Written request: Without skipping anything, write out each record below exactly.

[BEGIN Data listing]

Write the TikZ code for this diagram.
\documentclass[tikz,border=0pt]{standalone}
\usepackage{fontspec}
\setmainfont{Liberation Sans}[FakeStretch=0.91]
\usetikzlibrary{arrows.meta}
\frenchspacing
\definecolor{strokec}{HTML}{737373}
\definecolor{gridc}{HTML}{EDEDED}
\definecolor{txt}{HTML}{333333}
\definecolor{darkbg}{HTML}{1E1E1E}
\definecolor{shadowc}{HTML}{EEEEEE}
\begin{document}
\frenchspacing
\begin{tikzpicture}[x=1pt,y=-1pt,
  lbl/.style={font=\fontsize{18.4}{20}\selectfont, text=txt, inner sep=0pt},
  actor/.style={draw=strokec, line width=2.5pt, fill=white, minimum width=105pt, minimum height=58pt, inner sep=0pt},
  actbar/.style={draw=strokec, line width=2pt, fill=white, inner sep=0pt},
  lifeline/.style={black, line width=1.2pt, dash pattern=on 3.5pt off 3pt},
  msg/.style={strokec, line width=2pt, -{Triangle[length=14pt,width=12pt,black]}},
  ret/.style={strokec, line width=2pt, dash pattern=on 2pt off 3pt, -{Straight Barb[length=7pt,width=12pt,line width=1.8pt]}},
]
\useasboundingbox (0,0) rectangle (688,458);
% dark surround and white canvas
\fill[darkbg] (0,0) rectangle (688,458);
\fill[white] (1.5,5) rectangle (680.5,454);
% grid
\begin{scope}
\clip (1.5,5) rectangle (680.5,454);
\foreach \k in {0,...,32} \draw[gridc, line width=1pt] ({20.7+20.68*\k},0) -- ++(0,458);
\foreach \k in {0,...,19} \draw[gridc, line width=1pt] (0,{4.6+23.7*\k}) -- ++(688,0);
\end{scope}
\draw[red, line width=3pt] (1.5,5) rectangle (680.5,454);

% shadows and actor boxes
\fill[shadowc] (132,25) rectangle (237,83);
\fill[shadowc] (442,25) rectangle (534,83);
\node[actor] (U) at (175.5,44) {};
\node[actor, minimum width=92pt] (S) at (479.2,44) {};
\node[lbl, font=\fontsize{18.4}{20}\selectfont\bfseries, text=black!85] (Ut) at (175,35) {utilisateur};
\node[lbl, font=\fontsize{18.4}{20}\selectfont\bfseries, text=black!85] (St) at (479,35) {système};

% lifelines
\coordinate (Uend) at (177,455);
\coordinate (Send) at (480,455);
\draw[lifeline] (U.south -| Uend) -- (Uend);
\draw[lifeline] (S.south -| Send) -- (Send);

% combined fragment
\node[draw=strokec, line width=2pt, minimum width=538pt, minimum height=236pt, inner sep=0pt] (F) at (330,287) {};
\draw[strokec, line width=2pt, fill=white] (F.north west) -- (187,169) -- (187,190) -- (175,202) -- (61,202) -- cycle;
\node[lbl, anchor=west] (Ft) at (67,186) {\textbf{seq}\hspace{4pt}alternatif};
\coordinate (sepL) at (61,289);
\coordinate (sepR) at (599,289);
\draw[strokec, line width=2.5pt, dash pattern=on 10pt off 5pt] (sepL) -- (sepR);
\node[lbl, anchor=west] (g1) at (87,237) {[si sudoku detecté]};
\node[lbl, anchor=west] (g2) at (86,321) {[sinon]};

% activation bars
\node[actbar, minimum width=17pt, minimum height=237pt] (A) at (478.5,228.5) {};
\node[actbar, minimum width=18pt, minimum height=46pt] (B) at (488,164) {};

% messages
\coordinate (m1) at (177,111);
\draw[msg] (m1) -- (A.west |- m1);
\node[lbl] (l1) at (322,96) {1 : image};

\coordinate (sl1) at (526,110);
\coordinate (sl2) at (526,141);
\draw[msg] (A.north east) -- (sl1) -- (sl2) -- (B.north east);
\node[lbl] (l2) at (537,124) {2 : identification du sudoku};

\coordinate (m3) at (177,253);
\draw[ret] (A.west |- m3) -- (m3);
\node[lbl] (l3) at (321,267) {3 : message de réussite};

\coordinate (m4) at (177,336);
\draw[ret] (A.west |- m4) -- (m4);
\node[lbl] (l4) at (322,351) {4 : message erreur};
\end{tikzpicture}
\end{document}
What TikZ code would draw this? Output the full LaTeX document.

[END Data listing]

Task solution:
Write the TikZ code for this diagram.
\documentclass[tikz,border=0pt]{standalone}
\usepackage{fontspec}
\setmainfont{Liberation Sans}[FakeStretch=0.91]
\usetikzlibrary{arrows.meta}
\frenchspacing
\definecolor{strokec}{HTML}{737373}
\definecolor{gridc}{HTML}{EDEDED}
\definecolor{txt}{HTML}{333333}
\definecolor{darkbg}{HTML}{1E1E1E}
\definecolor{shadowc}{HTML}{EEEEEE}
\begin{document}
\frenchspacing
\begin{tikzpicture}[x=1pt,y=-1pt,
  lbl/.style={font=\fontsize{18.4}{20}\selectfont, text=txt, inner sep=0pt},
  actor/.style={draw=strokec, line width=2.5pt, fill=white, minimum width=105pt, minimum height=58pt, inner sep=0pt},
  actbar/.style={draw=strokec, line width=2pt, fill=white, inner sep=0pt},
  lifeline/.style={black, line width=1.2pt, dash pattern=on 3.5pt off 3pt},
  msg/.style={strokec, line width=2pt, -{Triangle[length=14pt,width=12pt,black]}},
  ret/.style={strokec, line width=2pt, dash pattern=on 2pt off 3pt, -{Straight Barb[length=7pt,width=12pt,line width=1.8pt]}},
]
\useasboundingbox (0,0) rectangle (688,458);
% dark surround and white canvas
\fill[darkbg] (0,0) rectangle (688,458);
\fill[white] (1.5,5) rectangle (680.5,454);
% grid
\begin{scope}
\clip (1.5,5) rectangle (680.5,454);
\foreach \k in {0,...,32} \draw[gridc, line width=1pt] ({20.7+20.68*\k},0) -- ++(0,458);
\foreach \k in {0,...,19} \draw[gridc, line width=1pt] (0,{4.6+23.7*\k}) -- ++(688,0);
\end{scope}
\draw[red, line width=3pt] (1.5,5) rectangle (680.5,454);

% shadows and actor boxes
\fill[shadowc] (132,25) rectangle (237,83);
\fill[shadowc] (442,25) rectangle (534,83);
\node[actor] (U) at (175.5,44) {};
\node[actor, minimum width=92pt] (S) at (479.2,44) {};
\node[lbl, font=\fontsize{18.4}{20}\selectfont\bfseries, text=black!85] (Ut) at (175,35) {utilisateur};
\node[lbl, font=\fontsize{18.4}{20}\selectfont\bfseries, text=black!85] (St) at (479,35) {système};

% lifelines
\coordinate (Uend) at (177,455);
\coordinate (Send) at (480,455);
\draw[lifeline] (U.south -| Uend) -- (Uend);
\draw[lifeline] (S.south -| Send) -- (Send);

% combined fragment
\node[draw=strokec, line width=2pt, minimum width=538pt, minimum height=236pt, inner sep=0pt] (F) at (330,287) {};
\draw[strokec, line width=2pt, fill=white] (F.north west) -- (187,169) -- (187,190) -- (175,202) -- (61,202) -- cycle;
\node[lbl, anchor=west] (Ft) at (67,186) {\textbf{seq}\hspace{4pt}alternatif};
\coordinate (sepL) at (61,289);
\coordinate (sepR) at (599,289);
\draw[strokec, line width=2.5pt, dash pattern=on 10pt off 5pt] (sepL) -- (sepR);
\node[lbl, anchor=west] (g1) at (87,237) {[si sudoku detecté]};
\node[lbl, anchor=west] (g2) at (86,321) {[sinon]};

% activation bars
\node[actbar, minimum width=17pt, minimum height=237pt] (A) at (478.5,228.5) {};
\node[actbar, minimum width=18pt, minimum height=46pt] (B) at (488,164) {};

% messages
\coordinate (m1) at (177,111);
\draw[msg] (m1) -- (A.west |- m1);
\node[lbl] (l1) at (322,96) {1 : image};

\coordinate (sl1) at (526,110);
\coordinate (sl2) at (526,141);
\draw[msg] (A.north east) -- (sl1) -- (sl2) -- (B.north east);
\node[lbl] (l2) at (537,124) {2 : identification du sudoku};

\coordinate (m3) at (177,253);
\draw[ret] (A.west |- m3) -- (m3);
\node[lbl] (l3) at (321,267) {3 : message de réussite};

\coordinate (m4) at (177,336);
\draw[ret] (A.west |- m4) -- (m4);
\node[lbl] (l4) at (322,351) {4 : message erreur};
\end{tikzpicture}
\end{document}
What TikZ code would draw this? Output the full LaTeX document.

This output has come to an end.